> _Exercise goal_
Write out the full set of records exactly. Any pictures in them do not belong in the copy.

[Dataset entries]
* * * * * * *
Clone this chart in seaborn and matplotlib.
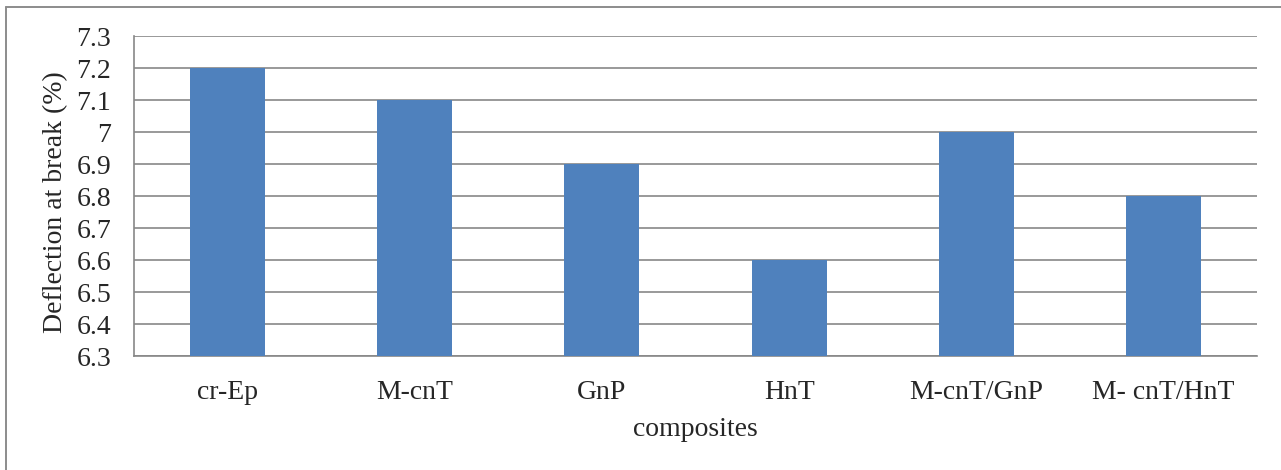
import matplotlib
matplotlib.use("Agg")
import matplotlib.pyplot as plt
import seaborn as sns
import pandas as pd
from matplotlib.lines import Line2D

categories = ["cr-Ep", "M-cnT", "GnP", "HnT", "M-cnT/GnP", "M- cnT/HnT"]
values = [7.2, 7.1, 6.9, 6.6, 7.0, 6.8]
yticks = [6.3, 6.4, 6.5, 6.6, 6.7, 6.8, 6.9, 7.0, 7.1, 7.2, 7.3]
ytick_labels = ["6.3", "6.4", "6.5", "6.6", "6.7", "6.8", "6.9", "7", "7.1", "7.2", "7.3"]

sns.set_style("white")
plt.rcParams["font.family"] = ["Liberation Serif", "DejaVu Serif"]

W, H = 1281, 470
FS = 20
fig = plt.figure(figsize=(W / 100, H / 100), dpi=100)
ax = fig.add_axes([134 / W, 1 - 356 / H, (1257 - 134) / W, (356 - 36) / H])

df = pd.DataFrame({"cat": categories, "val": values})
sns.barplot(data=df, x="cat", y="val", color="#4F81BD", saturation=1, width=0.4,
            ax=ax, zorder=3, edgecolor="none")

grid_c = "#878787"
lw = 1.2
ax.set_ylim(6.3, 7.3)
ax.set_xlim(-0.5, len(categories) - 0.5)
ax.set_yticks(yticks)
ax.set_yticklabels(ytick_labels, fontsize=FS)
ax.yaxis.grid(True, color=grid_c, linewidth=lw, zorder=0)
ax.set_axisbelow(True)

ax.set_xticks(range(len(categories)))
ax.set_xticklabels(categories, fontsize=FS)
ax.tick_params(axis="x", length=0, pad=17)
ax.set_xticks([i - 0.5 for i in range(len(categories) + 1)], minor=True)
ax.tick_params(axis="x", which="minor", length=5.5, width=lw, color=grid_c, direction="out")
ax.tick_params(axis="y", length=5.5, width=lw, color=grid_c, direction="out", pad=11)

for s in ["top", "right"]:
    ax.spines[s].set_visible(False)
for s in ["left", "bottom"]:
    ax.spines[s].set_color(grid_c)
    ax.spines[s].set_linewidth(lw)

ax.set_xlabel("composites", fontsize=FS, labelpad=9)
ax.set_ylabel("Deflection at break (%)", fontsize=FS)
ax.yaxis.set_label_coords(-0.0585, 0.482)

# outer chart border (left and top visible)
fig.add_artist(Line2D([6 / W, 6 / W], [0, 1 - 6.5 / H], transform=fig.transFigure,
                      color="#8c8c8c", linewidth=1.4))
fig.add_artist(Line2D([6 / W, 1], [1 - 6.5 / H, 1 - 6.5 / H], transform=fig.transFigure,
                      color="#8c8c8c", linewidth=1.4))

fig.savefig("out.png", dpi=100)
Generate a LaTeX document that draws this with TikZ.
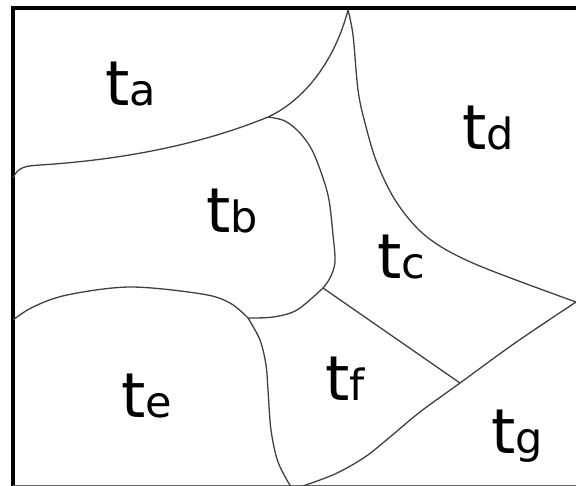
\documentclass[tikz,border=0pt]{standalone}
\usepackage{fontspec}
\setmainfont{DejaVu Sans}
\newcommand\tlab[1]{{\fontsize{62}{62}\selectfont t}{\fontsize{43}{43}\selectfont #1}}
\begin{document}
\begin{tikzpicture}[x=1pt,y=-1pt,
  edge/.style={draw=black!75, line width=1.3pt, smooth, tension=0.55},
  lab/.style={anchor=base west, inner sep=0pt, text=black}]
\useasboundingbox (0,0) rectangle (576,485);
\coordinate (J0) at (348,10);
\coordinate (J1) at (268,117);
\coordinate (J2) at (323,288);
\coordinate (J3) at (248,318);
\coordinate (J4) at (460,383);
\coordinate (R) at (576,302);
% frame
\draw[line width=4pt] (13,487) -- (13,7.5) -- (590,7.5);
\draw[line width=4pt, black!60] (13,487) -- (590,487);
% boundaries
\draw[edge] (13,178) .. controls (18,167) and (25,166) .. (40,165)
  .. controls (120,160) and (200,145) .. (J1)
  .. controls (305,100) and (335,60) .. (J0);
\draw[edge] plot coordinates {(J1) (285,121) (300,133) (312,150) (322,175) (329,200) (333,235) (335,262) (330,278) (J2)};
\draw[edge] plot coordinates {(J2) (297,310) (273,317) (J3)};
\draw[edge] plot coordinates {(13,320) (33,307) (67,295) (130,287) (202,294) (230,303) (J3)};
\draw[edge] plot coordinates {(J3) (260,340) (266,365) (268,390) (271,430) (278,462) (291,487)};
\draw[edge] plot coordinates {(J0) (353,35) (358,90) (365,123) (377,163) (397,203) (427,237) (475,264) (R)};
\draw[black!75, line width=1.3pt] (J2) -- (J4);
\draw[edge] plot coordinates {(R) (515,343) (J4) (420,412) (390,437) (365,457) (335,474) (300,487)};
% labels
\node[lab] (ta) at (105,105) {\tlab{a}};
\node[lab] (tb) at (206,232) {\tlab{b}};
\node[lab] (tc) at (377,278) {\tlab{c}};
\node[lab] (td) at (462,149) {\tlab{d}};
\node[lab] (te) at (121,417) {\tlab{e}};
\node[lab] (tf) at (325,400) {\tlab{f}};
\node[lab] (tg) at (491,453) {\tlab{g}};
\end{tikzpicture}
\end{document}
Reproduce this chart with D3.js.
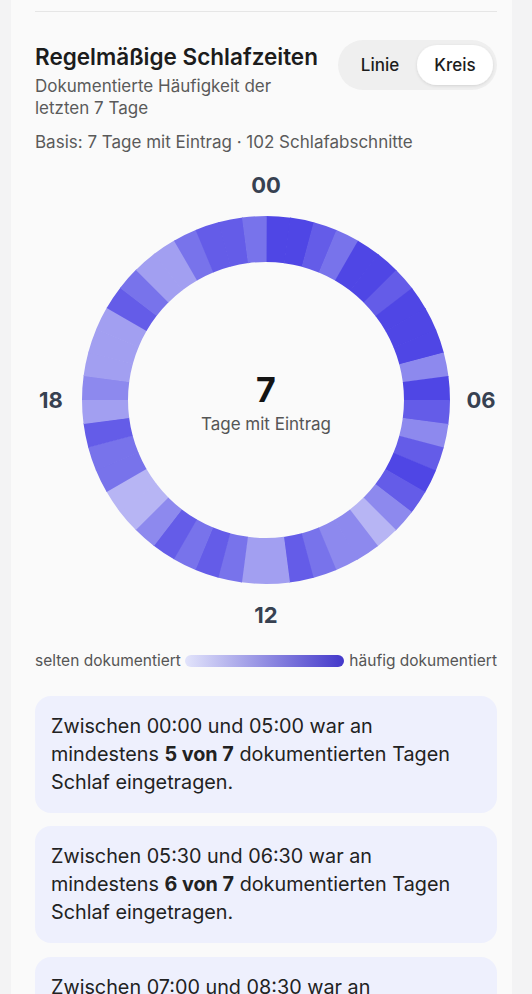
* * * * * * *
> _Output for this task_
Clone this chart in seaborn and matplotlib.
import matplotlib
matplotlib.use("Agg")
import matplotlib.pyplot as plt
import seaborn as sns
import pandas as pd
from matplotlib.lines import Line2D

categories = ["cr-Ep", "M-cnT", "GnP", "HnT", "M-cnT/GnP", "M- cnT/HnT"]
values = [7.2, 7.1, 6.9, 6.6, 7.0, 6.8]
yticks = [6.3, 6.4, 6.5, 6.6, 6.7, 6.8, 6.9, 7.0, 7.1, 7.2, 7.3]
ytick_labels = ["6.3", "6.4", "6.5", "6.6", "6.7", "6.8", "6.9", "7", "7.1", "7.2", "7.3"]

sns.set_style("white")
plt.rcParams["font.family"] = ["Liberation Serif", "DejaVu Serif"]

W, H = 1281, 470
FS = 20
fig = plt.figure(figsize=(W / 100, H / 100), dpi=100)
ax = fig.add_axes([134 / W, 1 - 356 / H, (1257 - 134) / W, (356 - 36) / H])

df = pd.DataFrame({"cat": categories, "val": values})
sns.barplot(data=df, x="cat", y="val", color="#4F81BD", saturation=1, width=0.4,
            ax=ax, zorder=3, edgecolor="none")

grid_c = "#878787"
lw = 1.2
ax.set_ylim(6.3, 7.3)
ax.set_xlim(-0.5, len(categories) - 0.5)
ax.set_yticks(yticks)
ax.set_yticklabels(ytick_labels, fontsize=FS)
ax.yaxis.grid(True, color=grid_c, linewidth=lw, zorder=0)
ax.set_axisbelow(True)

ax.set_xticks(range(len(categories)))
ax.set_xticklabels(categories, fontsize=FS)
ax.tick_params(axis="x", length=0, pad=17)
ax.set_xticks([i - 0.5 for i in range(len(categories) + 1)], minor=True)
ax.tick_params(axis="x", which="minor", length=5.5, width=lw, color=grid_c, direction="out")
ax.tick_params(axis="y", length=5.5, width=lw, color=grid_c, direction="out", pad=11)

for s in ["top", "right"]:
    ax.spines[s].set_visible(False)
for s in ["left", "bottom"]:
    ax.spines[s].set_color(grid_c)
    ax.spines[s].set_linewidth(lw)

ax.set_xlabel("composites", fontsize=FS, labelpad=9)
ax.set_ylabel("Deflection at break (%)", fontsize=FS)
ax.yaxis.set_label_coords(-0.0585, 0.482)

# outer chart border (left and top visible)
fig.add_artist(Line2D([6 / W, 6 / W], [0, 1 - 6.5 / H], transform=fig.transFigure,
                      color="#8c8c8c", linewidth=1.4))
fig.add_artist(Line2D([6 / W, 1], [1 - 6.5 / H, 1 - 6.5 / H], transform=fig.transFigure,
                      color="#8c8c8c", linewidth=1.4))

fig.savefig("out.png", dpi=100)
Generate a LaTeX document that draws this with TikZ.
\documentclass[tikz,border=0pt]{standalone}
\usepackage{fontspec}
\setmainfont{DejaVu Sans}
\newcommand\tlab[1]{{\fontsize{62}{62}\selectfont t}{\fontsize{43}{43}\selectfont #1}}
\begin{document}
\begin{tikzpicture}[x=1pt,y=-1pt,
  edge/.style={draw=black!75, line width=1.3pt, smooth, tension=0.55},
  lab/.style={anchor=base west, inner sep=0pt, text=black}]
\useasboundingbox (0,0) rectangle (576,485);
\coordinate (J0) at (348,10);
\coordinate (J1) at (268,117);
\coordinate (J2) at (323,288);
\coordinate (J3) at (248,318);
\coordinate (J4) at (460,383);
\coordinate (R) at (576,302);
% frame
\draw[line width=4pt] (13,487) -- (13,7.5) -- (590,7.5);
\draw[line width=4pt, black!60] (13,487) -- (590,487);
% boundaries
\draw[edge] (13,178) .. controls (18,167) and (25,166) .. (40,165)
  .. controls (120,160) and (200,145) .. (J1)
  .. controls (305,100) and (335,60) .. (J0);
\draw[edge] plot coordinates {(J1) (285,121) (300,133) (312,150) (322,175) (329,200) (333,235) (335,262) (330,278) (J2)};
\draw[edge] plot coordinates {(J2) (297,310) (273,317) (J3)};
\draw[edge] plot coordinates {(13,320) (33,307) (67,295) (130,287) (202,294) (230,303) (J3)};
\draw[edge] plot coordinates {(J3) (260,340) (266,365) (268,390) (271,430) (278,462) (291,487)};
\draw[edge] plot coordinates {(J0) (353,35) (358,90) (365,123) (377,163) (397,203) (427,237) (475,264) (R)};
\draw[black!75, line width=1.3pt] (J2) -- (J4);
\draw[edge] plot coordinates {(R) (515,343) (J4) (420,412) (390,437) (365,457) (335,474) (300,487)};
% labels
\node[lab] (ta) at (105,105) {\tlab{a}};
\node[lab] (tb) at (206,232) {\tlab{b}};
\node[lab] (tc) at (377,278) {\tlab{c}};
\node[lab] (td) at (462,149) {\tlab{d}};
\node[lab] (te) at (121,417) {\tlab{e}};
\node[lab] (tf) at (325,400) {\tlab{f}};
\node[lab] (tg) at (491,453) {\tlab{g}};
\end{tikzpicture}
\end{document}
Reproduce this chart with D3.js.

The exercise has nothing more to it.